Researchers at Texas A&M University have developed a 3D-printable hydrogel bioink containing mineral nanoparticles that can deliver protein therapeutics to control cell behavior. The material does not provoke the immune system and the researchers hope that it could be useful in replacing damaged tissues for regenerative medicine.

3D printing is a promising method for creating cellular constructs with specific shapes and morphologies. These can function as implants that would allow damaged or missing tissues to regenerate. However, 3D printing structures containing delicate cells, or molecules that can control cellular behavior, such as growth factor proteins, is challenging. This requires researchers to balance the physiological needs and sensitivity of biological materials with the physical constraints of a 3D printing system.

Printed constructs also need to be suitable for implantation, meaning that they need to have the correct mechanical properties and shouldn’t provoke the immune system after implantation. These challenges inspired this group of Texas A&M researchers to develop a new bioink for 3D printed constructs.

The bioink contains polyethylene glycol (PEG), a polymer component that is non-immunogenic, and so is highly suited for implantable materials. However, PEG is typically not applicable to 3D printing, as it is not viscous enough when in solution. The researchers solved this by combining PEG with mineral nanoparticles, called nanoclay, which made the resulting mixture more printable. The bioink is injectable and it quickly stops flowing and cures in place once in position. These properties make it highly suited for 3D printing.

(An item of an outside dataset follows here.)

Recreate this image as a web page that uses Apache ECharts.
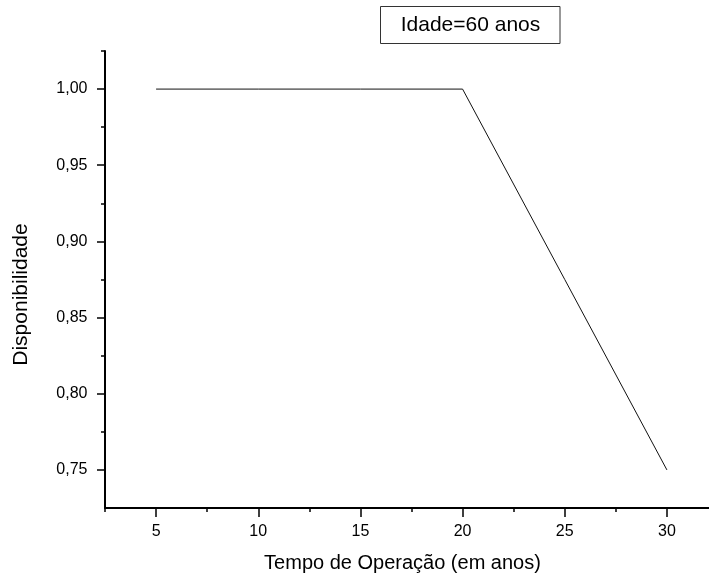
<!DOCTYPE html>
<html>
<head>
<meta charset="utf-8">
<script src="https://cdn.jsdelivr.net/npm/echarts@6/dist/echarts.min.js"></script>
<style>
html,body{margin:0;padding:0;background:#fff;}
#chart{width:709px;height:578px;}
</style>
</head>
<body>
<div id="chart"></div>
<script>
// ---- data ----
const xValues = [5, 10, 15, 20, 25, 30];
const availability = [1.00, 1.00, 1.00, 1.00, 0.875, 0.75];
const xMajorTicks = [5, 10, 15, 20, 25, 30];
const xMinorTicks = [2.5, 7.5, 12.5, 17.5, 22.5, 27.5, 32.5];
const yMajorTicks = [0.75, 0.80, 0.85, 0.90, 0.95, 1.00];
const yMinorTicks = [0.775, 0.825, 0.875, 0.925, 0.975, 1.025];
const xRange = [2.5, 32.5];
const yRange = [0.725, 1.025];
const xTitle = 'Tempo de Operação (em anos)';
const yTitle = 'Disponibilidade';
const legendText = 'Idade=60 anos';

const FONT = '"Liberation Sans", Arial, Helvetica, sans-serif';
const chart = echarts.init(document.getElementById('chart'), null, {renderer: 'canvas'});

const seriesData = xValues.map((x, i) => [x, availability[i]]);

const option = {
  animation: false,
  backgroundColor: '#fff',
  textStyle: {fontFamily: FONT},
  grid: {left: 105, top: 51, width: 613, height: 457, containLabel: false, outerBoundsMode: 'none'},
  xAxis: [
    {
      type: 'value', min: xRange[0], max: xRange[1], position: 'bottom',
      axisLine: {show: true, onZero: false, lineStyle: {color: '#000', width: 2}},
      axisTick: {show: true, inside: false, length: 9, customValues: xMajorTicks, lineStyle: {color: '#000', width: 1.5}},
      axisLabel: {show: true, customValues: xMajorTicks, margin: 16, color: '#000', fontSize: 16, fontFamily: FONT},
      splitLine: {show: false}
    },
    {
      type: 'value', min: xRange[0], max: xRange[1], position: 'bottom',
      axisLine: {show: false},
      axisTick: {show: true, inside: false, length: 4, customValues: xMinorTicks, lineStyle: {color: '#000', width: 1.5}},
      axisLabel: {show: false},
      splitLine: {show: false}
    }
  ],
  yAxis: [
    {
      type: 'value', min: yRange[0], max: yRange[1], position: 'left',
      axisLine: {show: true, onZero: false, lineStyle: {color: '#000', width: 2}},
      axisTick: {show: true, inside: false, length: 8, customValues: yMajorTicks, lineStyle: {color: '#000', width: 1.5}},
      axisLabel: {show: true, customValues: yMajorTicks, margin: 17.5, color: '#000', fontSize: 16, fontFamily: FONT,
        formatter: v => v.toFixed(2).replace('.', ',')},
      splitLine: {show: false}
    },
    {
      type: 'value', min: yRange[0], max: yRange[1], position: 'left',
      axisLine: {show: false},
      axisTick: {show: true, inside: false, length: 4, customValues: yMinorTicks, lineStyle: {color: '#000', width: 1.5}},
      axisLabel: {show: false},
      splitLine: {show: false}
    }
  ],
  series: [{
    type: 'line', xAxisIndex: 0, yAxisIndex: 0,
    data: seriesData, showSymbol: false, symbol: 'none',
    lineStyle: {color: '#111', width: 1},
    silent: true
  }],
  graphic: [
    {type: 'rect', shape: {x: 380.5, y: 6.5, width: 179.5, height: 37}, style: {fill: '#fff', stroke: '#333', lineWidth: 1}},
    {type: 'text', x: 470.5, y: 25.5, style: {text: legendText, fill: '#000', font: '21px ' + FONT, textAlign: 'center', textVerticalAlign: 'middle'}},
    {type: 'text', x: 402.5, y: 563, style: {text: xTitle, fill: '#000', font: '20px ' + FONT, textAlign: 'center', textVerticalAlign: 'middle'}},
    {type: 'text', x: 21, y: 294.5, rotation: Math.PI / 2, style: {text: yTitle, fill: '#000', font: '21px ' + FONT, textAlign: 'center', textVerticalAlign: 'middle'}}
  ]
};
chart.setOption(option);
</script>
</body>
</html>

The resulting structures allowed cells to grow within them. The nanoclay also has another benefit in the constructs – it allows for proteins, such as growth factors, to be incorporated in the structures for long-term protein therapy. “This formulation using nanoclay sequesters the therapeutic of interest for increased cell activity and proliferation,” said Charles W. Peak, a researcher involved in the study. “In addition, the prolonged delivery of the bioactive therapeutic could improve cell migration within 3D printed scaffolds and can help in rapid vascularization of scaffolds.”

In the future, researchers may be able to print new tissues and organs for regenerative medicine. Identifying the optimal materials to achieve this is an important stepping stone towards this goal.